Let $\struct {X, \Sigma_X}$ and $\struct {Y, \Sigma_Y}$ be measurable spaces.

Let $E \in \Sigma_X \otimes \Sigma_Y$ where $\Sigma_X \otimes \Sigma_Y$ is the product $\sigma$-algebra of $\Sigma_X$ and $\Sigma_Y$.

Let $y \in Y$.


Then:

$E^y \in \Sigma_X$

where $E^y$ is the $y$-horizontal section of $E$.


Proof

Define $f_y : X \to X \times Y$ by:

$\map {f_y} x = \tuple {x, y}$

for each $x \in X$.

Note that we have $\tuple {x, y} \in E$ if and only if $x \in E^y$ from the definition of the horizontal section.

In other words:

$\paren {f_y}^{-1} \sqbrk E = E^y$

We now show that $f_y$ is $\Sigma_X/\paren {\Sigma_X \otimes \Sigma_Y}$-measurable.

We use Mapping Measurable iff Measurable on Generator.

By the definition of the product $\sigma$-algebra, $\Sigma_X \otimes \Sigma_Y$ is generated by the rectangles $A \times B$ for $A \in \Sigma_X$ and $B \in \Sigma_Y$.

From Horizontal Section of Cartesian Product, we have:

$\ds \paren {A \times B}^y = \begin{cases}A & y \in B \\ \O & y \not \in B\end{cases}$

So for each $A \in \Sigma_X$ and $B \in \Sigma_Y$, we have:

$\ds \paren {f_y}^{-1} \sqbrk {A \times B} = \begin{cases}A & y \in B \\ \O & y \not \in B\end{cases}$

From the definition of a $\sigma$-algebra, we have:

$\O \in \Sigma_X$

So we have:

$\ds \paren {f_y}^{-1} \sqbrk {A \times B} \in \Sigma_X$

for any $A \in \Sigma_X$ and $B \in \Sigma_Y$.

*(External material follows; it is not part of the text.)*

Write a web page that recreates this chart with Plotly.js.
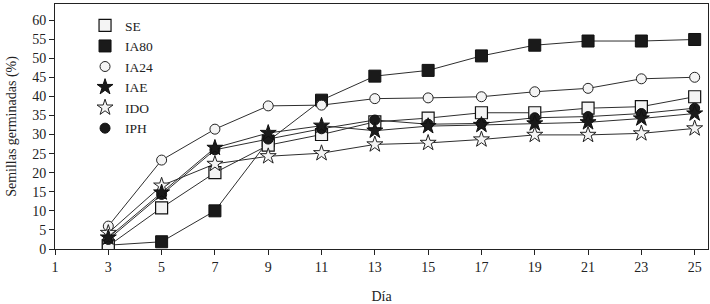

So for any $G \in \set {A \times B : A \in \Sigma_X, \, B \in \Sigma_Y}$ we have:

$\paren {f_y}^{-1} \sqbrk G \in \Sigma_X$

So by Mapping Measurable iff Measurable on Generator:

$f_y$ is $\Sigma_X/\paren {\Sigma_X \otimes \Sigma_Y}$-measurable.

So, for any $E \in \Sigma_X \otimes \Sigma_Y$ we have:

$\paren {f_y}^{-1} \sqbrk E \in \Sigma_X$

So:

$E^y \in \Sigma_X$

$\blacksquare$